Safe and Reliable Diffusion Models via Subspace Projection
Huiqiang Chen, Tianqing Zhu, Linlin Wang, Xin Yu, Longxiang Gao, Wanlei Zhou
TL;DR
Diffusion-based text-to-image systems risk generating inappropriate content due to memorized concepts. The authors propose SAFER, a concept-subspace projection method that learns a concept subspace in the text-embedding space using textual inversion from a reference image, identifies the dominant basis via SVD, and erases the concept by projecting prompts onto the complementary subspace with a projection $P=I-U_1U_1^T$; they further progressively expand the subspace to cover broader variations and inject the concept when desired. SAFER is training-free, integrates into cross-attention, and supports multi-concept erasure, achieving thorough removal of artistic styles, objects, and nudity while preserving overall image quality and enabling generalization to synonyms. Ablations and extensive experiments demonstrate the necessity of textual inversion and subspace expansion for robust erasure and show strong performance relative to state-of-the-art baselines across style, object, and explicit-content categories. This approach provides an efficient, deployable safety mechanism for diffusion-models with practical impact on content moderation and privacy-preserving model adaptation.
Abstract
Large-scale text-to-image (T2I) diffusion models have revolutionized image generation, enabling the synthesis of highly detailed visuals from textual descriptions. However, these models may inadvertently generate inappropriate content, such as copyrighted works or offensive images. While existing methods attempt to eliminate specific unwanted concepts, they often fail to ensure complete removal, allowing the concept to reappear in subtle forms.
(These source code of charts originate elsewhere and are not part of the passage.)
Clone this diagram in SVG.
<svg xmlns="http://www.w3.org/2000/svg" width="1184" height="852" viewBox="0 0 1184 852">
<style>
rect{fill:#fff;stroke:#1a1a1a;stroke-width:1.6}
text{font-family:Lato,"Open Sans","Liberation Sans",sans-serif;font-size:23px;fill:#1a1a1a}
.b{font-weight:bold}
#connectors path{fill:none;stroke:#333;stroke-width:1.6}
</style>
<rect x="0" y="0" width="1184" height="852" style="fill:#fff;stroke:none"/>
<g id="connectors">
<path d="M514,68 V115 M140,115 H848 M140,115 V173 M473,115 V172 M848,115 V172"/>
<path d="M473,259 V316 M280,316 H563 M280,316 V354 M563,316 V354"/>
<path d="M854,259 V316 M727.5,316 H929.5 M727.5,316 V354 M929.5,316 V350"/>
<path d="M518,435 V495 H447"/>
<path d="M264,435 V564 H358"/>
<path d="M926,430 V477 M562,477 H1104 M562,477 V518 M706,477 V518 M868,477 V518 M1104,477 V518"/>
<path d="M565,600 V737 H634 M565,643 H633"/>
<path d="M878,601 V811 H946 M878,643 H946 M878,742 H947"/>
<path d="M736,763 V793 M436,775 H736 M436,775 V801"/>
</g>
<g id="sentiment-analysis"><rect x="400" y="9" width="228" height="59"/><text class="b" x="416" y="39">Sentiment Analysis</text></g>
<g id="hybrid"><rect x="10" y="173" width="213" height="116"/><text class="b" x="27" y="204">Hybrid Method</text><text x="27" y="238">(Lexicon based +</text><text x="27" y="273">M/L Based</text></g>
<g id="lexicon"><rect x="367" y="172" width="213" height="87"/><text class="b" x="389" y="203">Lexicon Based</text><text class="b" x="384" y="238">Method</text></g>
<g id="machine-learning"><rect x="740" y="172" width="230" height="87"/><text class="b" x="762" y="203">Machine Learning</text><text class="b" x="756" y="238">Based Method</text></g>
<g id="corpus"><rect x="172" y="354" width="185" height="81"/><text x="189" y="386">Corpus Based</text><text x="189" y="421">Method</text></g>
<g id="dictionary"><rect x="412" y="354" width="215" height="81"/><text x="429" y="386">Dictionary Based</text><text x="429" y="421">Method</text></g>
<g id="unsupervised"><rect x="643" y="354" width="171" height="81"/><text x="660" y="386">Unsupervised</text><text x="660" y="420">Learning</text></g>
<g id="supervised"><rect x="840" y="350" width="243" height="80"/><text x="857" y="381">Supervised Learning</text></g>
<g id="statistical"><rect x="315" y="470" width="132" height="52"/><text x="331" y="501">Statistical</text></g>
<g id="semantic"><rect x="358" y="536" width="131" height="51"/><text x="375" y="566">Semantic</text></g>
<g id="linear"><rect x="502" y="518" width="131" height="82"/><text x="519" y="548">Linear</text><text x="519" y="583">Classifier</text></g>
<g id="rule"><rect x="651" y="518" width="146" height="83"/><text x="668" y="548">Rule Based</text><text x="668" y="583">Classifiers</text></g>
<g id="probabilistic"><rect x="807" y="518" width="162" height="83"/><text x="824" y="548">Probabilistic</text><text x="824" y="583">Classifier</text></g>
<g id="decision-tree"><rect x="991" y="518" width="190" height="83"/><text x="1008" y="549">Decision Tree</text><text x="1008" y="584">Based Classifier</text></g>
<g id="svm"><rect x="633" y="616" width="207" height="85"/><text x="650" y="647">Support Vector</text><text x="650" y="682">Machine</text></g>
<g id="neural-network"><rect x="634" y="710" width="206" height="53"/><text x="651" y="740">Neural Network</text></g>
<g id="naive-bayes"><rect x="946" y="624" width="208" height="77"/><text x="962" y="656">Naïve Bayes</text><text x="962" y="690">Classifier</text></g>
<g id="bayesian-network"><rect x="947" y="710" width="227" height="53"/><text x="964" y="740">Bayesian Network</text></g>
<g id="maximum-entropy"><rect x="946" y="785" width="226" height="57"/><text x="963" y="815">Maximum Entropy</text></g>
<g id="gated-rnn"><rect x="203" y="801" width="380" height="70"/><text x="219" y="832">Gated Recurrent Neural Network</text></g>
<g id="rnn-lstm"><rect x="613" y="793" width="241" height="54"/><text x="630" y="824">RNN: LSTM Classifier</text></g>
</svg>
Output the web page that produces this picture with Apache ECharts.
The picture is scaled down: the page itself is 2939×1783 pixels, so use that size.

For instance, a model may successfully avoid generating images in Van Gogh's style when explicitly prompted with 'Van Gogh', yet still reproduce his signature artwork when given the prompt 'Starry Night'. In this paper, we propose SAFER, a novel and efficient approach for thoroughly removing target concepts from diffusion models. At a high level, SAFER is inspired by the observed low-dimensional structure of the text embedding space. The method first identifies a concept-specific subspace $S_c$ associated with the target concept c. It then projects the prompt embeddings onto the complementary subspace of $S_c$, effectively erasing the concept from the generated images. Since concepts can be abstract and difficult to fully capture using natural language alone, we employ textual inversion to learn an optimized embedding of the target concept from a reference image. This enables more precise subspace estimation and enhances removal performance. Furthermore, we introduce a subspace expansion strategy to ensure comprehensive and robust concept erasure. Extensive experiments demonstrate that SAFER consistently and effectively erases unwanted concepts from diffusion models while preserving generation quality.